# Exercise objective:
Exactly reproduce the lines that run from the one containing "Give me the Chart.js source for this chart." through the one containing "1.0034, 1.0023, 1.0015];", ends included, with no pictures.

# Records shown:
——

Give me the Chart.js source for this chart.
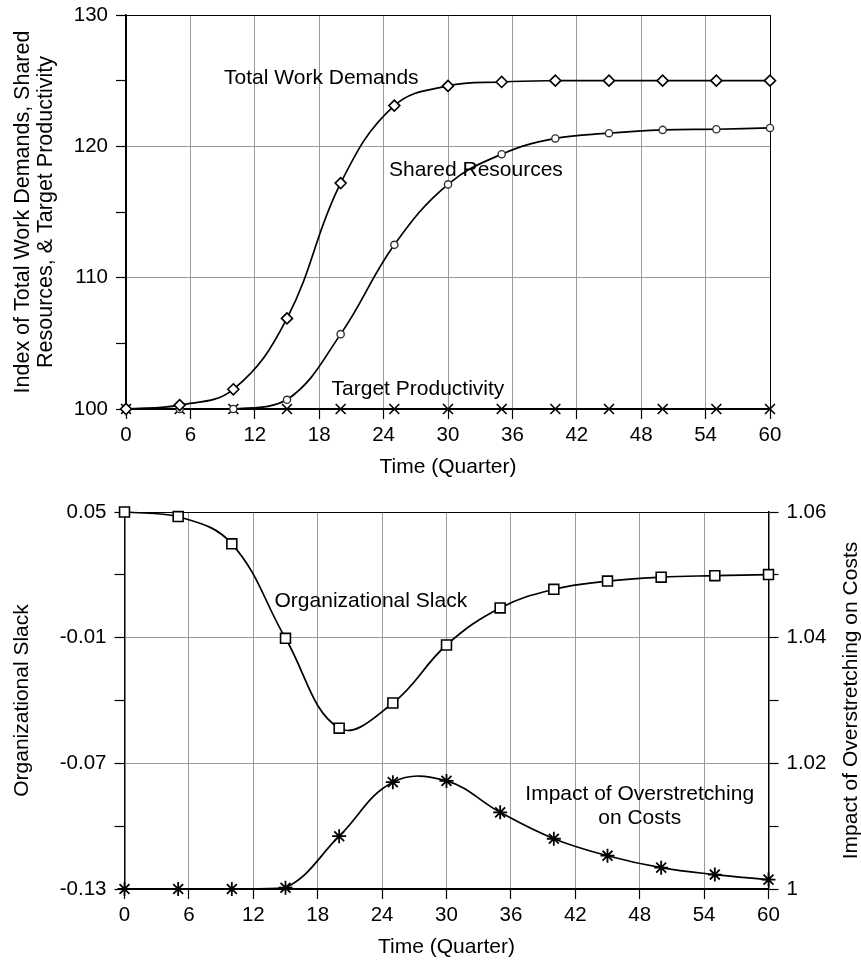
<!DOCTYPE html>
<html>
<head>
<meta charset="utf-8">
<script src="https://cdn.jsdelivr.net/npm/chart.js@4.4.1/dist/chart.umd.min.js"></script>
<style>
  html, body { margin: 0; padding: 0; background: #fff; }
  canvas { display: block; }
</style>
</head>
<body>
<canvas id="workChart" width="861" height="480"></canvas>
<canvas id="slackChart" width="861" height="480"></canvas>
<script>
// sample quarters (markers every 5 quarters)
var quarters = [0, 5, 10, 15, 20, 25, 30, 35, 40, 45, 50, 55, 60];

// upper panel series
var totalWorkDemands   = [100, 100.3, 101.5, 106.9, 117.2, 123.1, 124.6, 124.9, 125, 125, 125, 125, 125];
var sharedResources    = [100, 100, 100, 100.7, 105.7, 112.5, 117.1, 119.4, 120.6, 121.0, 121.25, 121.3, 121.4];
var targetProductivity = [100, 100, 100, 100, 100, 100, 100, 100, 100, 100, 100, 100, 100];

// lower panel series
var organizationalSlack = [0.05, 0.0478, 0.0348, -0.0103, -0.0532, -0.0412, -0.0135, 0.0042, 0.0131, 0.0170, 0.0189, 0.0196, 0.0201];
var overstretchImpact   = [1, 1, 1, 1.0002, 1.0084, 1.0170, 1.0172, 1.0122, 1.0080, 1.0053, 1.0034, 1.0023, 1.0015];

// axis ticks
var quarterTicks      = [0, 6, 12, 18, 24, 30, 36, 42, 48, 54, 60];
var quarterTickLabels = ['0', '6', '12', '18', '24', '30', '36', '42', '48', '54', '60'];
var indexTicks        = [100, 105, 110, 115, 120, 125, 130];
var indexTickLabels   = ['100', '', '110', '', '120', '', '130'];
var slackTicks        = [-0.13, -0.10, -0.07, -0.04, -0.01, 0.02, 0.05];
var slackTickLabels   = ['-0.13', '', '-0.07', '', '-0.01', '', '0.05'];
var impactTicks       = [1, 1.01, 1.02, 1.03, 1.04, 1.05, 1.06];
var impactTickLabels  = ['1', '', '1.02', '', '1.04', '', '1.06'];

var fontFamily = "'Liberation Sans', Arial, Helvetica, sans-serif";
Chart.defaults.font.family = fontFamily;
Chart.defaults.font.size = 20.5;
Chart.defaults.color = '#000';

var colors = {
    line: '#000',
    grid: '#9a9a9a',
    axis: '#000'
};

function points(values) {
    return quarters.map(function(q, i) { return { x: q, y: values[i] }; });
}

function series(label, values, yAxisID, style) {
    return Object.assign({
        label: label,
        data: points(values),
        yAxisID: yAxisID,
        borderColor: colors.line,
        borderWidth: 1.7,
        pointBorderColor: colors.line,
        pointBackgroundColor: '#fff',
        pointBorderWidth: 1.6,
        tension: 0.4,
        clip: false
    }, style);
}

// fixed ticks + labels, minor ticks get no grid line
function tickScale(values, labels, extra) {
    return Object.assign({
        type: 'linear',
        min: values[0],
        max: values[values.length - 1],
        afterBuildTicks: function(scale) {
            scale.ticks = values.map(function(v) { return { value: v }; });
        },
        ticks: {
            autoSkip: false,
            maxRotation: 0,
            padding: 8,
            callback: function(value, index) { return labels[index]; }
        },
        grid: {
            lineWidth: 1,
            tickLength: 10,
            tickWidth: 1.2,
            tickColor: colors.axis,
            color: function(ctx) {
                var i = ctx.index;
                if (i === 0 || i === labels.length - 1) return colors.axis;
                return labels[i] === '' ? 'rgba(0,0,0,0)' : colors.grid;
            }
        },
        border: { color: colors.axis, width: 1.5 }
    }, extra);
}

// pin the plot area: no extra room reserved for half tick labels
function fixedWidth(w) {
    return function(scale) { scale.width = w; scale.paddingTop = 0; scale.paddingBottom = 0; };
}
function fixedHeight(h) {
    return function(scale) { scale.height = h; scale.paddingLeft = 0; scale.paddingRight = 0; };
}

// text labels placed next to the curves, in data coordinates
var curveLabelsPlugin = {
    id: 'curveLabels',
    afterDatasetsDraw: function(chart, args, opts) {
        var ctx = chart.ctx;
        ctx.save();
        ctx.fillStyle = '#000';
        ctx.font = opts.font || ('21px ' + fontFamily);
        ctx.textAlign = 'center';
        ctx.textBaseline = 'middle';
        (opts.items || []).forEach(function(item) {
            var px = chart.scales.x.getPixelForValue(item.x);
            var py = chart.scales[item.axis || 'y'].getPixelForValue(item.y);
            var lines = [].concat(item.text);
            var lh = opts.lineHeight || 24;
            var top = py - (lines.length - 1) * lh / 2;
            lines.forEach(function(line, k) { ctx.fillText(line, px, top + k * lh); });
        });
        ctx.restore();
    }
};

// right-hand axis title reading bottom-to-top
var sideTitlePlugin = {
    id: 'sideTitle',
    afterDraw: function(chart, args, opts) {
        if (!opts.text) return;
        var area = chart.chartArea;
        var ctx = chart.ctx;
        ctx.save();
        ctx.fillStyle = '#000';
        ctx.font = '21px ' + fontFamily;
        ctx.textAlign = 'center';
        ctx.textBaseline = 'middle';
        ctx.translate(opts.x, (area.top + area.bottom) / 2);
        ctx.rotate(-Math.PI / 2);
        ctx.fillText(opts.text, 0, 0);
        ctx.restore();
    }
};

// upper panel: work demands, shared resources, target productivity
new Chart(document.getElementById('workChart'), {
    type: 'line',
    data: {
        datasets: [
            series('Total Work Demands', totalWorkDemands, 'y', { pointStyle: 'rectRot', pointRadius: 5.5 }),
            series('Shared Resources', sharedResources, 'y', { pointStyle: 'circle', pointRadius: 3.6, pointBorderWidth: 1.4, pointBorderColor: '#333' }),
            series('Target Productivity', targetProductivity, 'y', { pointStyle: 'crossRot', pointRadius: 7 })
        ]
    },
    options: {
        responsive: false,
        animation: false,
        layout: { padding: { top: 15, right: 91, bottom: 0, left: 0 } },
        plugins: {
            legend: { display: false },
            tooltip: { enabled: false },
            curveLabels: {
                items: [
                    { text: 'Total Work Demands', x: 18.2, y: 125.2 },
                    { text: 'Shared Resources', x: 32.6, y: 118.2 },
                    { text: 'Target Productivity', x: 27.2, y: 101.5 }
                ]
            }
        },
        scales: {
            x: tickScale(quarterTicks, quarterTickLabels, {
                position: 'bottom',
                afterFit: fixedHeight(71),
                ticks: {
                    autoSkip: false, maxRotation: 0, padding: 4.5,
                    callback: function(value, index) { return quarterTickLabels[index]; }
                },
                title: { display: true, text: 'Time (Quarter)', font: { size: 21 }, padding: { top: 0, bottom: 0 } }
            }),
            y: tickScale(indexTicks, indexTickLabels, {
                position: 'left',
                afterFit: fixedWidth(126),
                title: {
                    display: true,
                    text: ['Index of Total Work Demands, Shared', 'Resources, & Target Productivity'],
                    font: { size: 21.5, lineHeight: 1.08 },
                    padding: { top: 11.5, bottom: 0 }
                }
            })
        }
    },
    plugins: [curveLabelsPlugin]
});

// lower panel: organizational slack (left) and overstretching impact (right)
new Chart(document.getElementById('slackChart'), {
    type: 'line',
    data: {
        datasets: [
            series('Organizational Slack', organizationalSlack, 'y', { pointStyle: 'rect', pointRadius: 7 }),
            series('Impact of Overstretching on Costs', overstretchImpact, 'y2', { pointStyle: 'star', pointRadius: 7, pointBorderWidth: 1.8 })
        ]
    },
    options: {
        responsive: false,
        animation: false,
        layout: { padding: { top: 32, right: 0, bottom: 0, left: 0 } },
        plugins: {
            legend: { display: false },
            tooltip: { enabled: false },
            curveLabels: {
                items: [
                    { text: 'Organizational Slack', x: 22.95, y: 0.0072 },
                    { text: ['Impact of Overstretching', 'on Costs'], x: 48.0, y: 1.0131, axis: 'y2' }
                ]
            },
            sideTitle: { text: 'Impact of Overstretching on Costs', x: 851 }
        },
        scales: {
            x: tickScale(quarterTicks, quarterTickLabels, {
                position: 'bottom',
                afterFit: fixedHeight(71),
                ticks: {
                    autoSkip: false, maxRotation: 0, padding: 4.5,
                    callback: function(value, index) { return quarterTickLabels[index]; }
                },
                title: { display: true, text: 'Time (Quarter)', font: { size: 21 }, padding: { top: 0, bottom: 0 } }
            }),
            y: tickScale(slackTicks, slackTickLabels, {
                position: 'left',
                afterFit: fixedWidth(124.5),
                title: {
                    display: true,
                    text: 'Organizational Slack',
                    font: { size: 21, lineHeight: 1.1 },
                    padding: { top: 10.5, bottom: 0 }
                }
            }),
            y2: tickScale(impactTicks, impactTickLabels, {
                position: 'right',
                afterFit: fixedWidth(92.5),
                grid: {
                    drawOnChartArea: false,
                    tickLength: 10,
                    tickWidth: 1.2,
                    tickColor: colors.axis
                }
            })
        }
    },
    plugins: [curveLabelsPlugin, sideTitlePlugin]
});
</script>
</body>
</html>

——

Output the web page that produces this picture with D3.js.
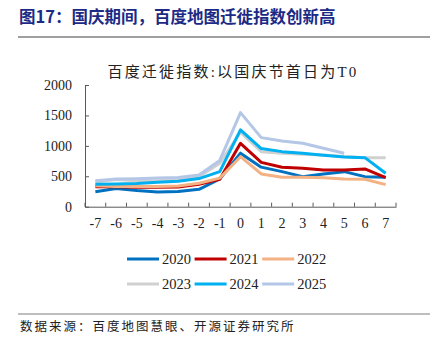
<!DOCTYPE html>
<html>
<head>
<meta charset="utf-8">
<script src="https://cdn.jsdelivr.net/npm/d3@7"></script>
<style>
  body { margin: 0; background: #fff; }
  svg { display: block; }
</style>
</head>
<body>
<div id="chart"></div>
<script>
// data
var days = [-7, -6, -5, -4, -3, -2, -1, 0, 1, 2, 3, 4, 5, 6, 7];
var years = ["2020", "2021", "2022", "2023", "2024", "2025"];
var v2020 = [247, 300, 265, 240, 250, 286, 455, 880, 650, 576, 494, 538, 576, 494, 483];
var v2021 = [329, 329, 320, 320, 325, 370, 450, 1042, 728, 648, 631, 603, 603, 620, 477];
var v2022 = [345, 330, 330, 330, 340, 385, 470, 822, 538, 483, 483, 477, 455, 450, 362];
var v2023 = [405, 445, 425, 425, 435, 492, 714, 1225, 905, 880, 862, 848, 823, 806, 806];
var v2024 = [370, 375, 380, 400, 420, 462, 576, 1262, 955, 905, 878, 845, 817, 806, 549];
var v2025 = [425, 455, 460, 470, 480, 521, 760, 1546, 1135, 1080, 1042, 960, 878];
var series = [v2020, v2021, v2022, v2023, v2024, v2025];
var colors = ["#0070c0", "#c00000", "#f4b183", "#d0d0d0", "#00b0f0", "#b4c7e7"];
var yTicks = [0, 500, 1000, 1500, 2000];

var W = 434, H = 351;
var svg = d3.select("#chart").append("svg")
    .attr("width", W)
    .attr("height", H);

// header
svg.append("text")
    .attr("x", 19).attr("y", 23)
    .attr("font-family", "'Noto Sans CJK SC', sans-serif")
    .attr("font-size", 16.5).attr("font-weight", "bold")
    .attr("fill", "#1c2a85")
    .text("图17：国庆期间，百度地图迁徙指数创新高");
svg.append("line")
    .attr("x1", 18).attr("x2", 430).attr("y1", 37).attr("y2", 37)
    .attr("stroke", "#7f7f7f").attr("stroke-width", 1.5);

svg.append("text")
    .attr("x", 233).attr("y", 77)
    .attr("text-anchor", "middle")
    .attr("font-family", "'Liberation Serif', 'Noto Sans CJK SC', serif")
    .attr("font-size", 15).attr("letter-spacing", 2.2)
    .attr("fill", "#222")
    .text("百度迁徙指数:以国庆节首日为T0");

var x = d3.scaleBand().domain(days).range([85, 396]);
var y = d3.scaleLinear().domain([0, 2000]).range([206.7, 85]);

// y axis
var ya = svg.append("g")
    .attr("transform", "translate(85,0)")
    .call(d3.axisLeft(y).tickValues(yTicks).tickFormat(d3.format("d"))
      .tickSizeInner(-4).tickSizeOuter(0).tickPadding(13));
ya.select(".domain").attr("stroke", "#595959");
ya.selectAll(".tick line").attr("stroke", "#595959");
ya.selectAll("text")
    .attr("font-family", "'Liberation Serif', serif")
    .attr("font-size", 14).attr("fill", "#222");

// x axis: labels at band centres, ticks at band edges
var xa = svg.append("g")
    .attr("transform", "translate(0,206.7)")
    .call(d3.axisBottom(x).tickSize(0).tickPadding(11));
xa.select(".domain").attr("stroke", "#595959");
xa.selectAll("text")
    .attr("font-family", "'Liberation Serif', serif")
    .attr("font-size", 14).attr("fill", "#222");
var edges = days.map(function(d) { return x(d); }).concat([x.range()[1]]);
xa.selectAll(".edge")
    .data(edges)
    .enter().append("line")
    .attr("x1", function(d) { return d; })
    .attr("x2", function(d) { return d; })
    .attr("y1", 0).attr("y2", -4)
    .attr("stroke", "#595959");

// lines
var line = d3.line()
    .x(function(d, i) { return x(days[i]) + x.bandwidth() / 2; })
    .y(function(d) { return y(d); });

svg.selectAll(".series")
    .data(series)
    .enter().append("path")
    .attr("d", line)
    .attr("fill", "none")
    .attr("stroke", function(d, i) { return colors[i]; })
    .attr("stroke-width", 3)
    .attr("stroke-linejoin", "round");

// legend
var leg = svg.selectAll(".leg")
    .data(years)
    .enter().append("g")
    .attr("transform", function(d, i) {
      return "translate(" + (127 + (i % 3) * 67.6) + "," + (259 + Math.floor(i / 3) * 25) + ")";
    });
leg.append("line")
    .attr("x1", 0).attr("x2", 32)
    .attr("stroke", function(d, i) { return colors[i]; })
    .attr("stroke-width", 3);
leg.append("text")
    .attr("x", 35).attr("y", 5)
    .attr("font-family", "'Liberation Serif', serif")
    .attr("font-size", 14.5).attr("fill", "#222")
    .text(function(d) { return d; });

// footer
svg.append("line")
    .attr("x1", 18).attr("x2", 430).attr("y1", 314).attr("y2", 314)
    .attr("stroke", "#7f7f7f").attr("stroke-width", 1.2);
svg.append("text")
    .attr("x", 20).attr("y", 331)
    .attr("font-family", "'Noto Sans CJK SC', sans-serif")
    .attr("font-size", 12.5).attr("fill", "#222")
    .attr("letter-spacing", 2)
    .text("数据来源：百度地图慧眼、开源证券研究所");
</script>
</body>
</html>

——

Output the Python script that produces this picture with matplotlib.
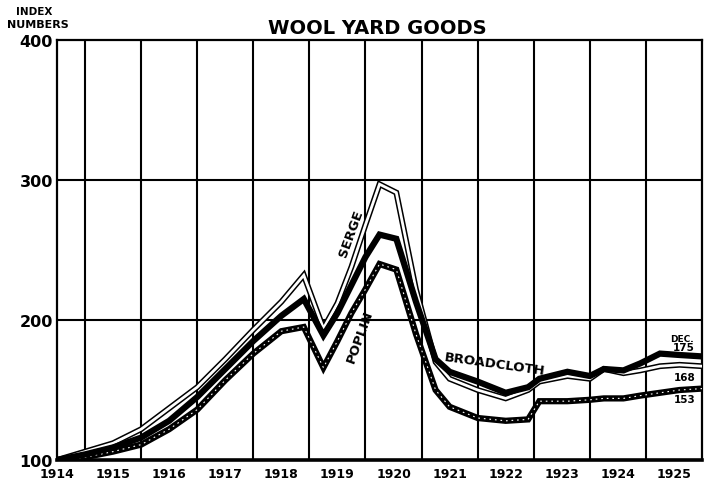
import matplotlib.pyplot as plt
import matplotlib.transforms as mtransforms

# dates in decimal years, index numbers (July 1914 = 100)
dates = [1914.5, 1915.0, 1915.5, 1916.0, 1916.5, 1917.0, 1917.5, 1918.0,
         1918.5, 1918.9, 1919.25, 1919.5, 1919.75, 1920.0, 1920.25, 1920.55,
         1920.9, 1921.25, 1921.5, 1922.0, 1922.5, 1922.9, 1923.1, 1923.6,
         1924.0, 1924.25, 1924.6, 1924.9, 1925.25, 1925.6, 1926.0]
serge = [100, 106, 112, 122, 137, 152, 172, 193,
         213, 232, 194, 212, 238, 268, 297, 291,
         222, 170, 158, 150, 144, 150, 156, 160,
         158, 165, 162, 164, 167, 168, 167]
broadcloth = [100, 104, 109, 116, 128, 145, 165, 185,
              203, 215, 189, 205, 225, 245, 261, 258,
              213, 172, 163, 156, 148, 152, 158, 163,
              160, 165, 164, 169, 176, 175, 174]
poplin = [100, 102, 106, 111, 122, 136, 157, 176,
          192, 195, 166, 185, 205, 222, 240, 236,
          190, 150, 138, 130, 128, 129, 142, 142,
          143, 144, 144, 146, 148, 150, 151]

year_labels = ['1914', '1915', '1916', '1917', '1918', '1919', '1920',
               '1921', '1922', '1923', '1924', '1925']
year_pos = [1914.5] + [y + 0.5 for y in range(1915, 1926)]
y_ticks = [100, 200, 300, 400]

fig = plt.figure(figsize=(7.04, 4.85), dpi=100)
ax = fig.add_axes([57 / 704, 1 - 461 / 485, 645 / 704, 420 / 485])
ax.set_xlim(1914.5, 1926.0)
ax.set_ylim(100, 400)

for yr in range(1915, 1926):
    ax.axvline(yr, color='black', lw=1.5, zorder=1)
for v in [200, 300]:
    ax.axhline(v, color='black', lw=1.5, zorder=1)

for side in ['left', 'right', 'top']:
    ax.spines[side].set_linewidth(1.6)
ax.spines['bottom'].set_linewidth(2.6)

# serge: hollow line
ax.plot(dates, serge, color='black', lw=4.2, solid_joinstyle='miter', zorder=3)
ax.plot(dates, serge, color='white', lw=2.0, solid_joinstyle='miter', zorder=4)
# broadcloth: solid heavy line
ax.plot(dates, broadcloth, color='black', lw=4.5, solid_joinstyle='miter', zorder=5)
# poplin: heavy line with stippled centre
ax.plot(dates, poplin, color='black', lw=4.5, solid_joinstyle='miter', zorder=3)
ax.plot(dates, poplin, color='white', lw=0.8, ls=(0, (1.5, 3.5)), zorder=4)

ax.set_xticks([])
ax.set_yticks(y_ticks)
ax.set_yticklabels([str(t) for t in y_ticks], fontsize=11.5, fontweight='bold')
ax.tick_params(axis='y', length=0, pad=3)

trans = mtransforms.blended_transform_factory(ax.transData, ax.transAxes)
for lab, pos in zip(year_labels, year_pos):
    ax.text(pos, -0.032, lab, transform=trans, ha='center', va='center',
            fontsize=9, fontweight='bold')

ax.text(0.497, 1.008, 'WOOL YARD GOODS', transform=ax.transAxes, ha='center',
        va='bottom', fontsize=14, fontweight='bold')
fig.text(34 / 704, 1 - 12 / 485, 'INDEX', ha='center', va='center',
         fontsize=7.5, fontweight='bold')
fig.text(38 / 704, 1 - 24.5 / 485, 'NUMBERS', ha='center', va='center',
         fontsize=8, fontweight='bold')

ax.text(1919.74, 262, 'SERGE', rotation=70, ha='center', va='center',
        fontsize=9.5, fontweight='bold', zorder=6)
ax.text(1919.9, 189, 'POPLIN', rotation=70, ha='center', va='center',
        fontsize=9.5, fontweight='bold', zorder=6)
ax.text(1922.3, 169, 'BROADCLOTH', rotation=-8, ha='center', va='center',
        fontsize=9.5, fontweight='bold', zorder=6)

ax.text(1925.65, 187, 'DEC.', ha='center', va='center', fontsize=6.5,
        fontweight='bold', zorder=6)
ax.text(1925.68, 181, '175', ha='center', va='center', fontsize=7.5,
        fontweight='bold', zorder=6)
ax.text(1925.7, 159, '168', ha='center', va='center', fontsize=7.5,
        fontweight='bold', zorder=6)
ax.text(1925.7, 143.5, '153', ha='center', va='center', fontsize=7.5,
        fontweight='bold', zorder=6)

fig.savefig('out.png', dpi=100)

——

# The answer:
Give me the Chart.js source for this chart.
<!DOCTYPE html>
<html>
<head>
<meta charset="utf-8">
<script src="https://cdn.jsdelivr.net/npm/chart.js@4.4.1/dist/chart.umd.min.js"></script>
<style>
  html, body { margin: 0; padding: 0; background: #fff; }
  canvas { display: block; }
</style>
</head>
<body>
<canvas id="workChart" width="861" height="480"></canvas>
<canvas id="slackChart" width="861" height="480"></canvas>
<script>
// sample quarters (markers every 5 quarters)
var quarters = [0, 5, 10, 15, 20, 25, 30, 35, 40, 45, 50, 55, 60];

// upper panel series
var totalWorkDemands   = [100, 100.3, 101.5, 106.9, 117.2, 123.1, 124.6, 124.9, 125, 125, 125, 125, 125];
var sharedResources    = [100, 100, 100, 100.7, 105.7, 112.5, 117.1, 119.4, 120.6, 121.0, 121.25, 121.3, 121.4];
var targetProductivity = [100, 100, 100, 100, 100, 100, 100, 100, 100, 100, 100, 100, 100];

// lower panel series
var organizationalSlack = [0.05, 0.0478, 0.0348, -0.0103, -0.0532, -0.0412, -0.0135, 0.0042, 0.0131, 0.0170, 0.0189, 0.0196, 0.0201];
var overstretchImpact   = [1, 1, 1, 1.0002, 1.0084, 1.0170, 1.0172, 1.0122, 1.0080, 1.0053, 1.0034, 1.0023, 1.0015];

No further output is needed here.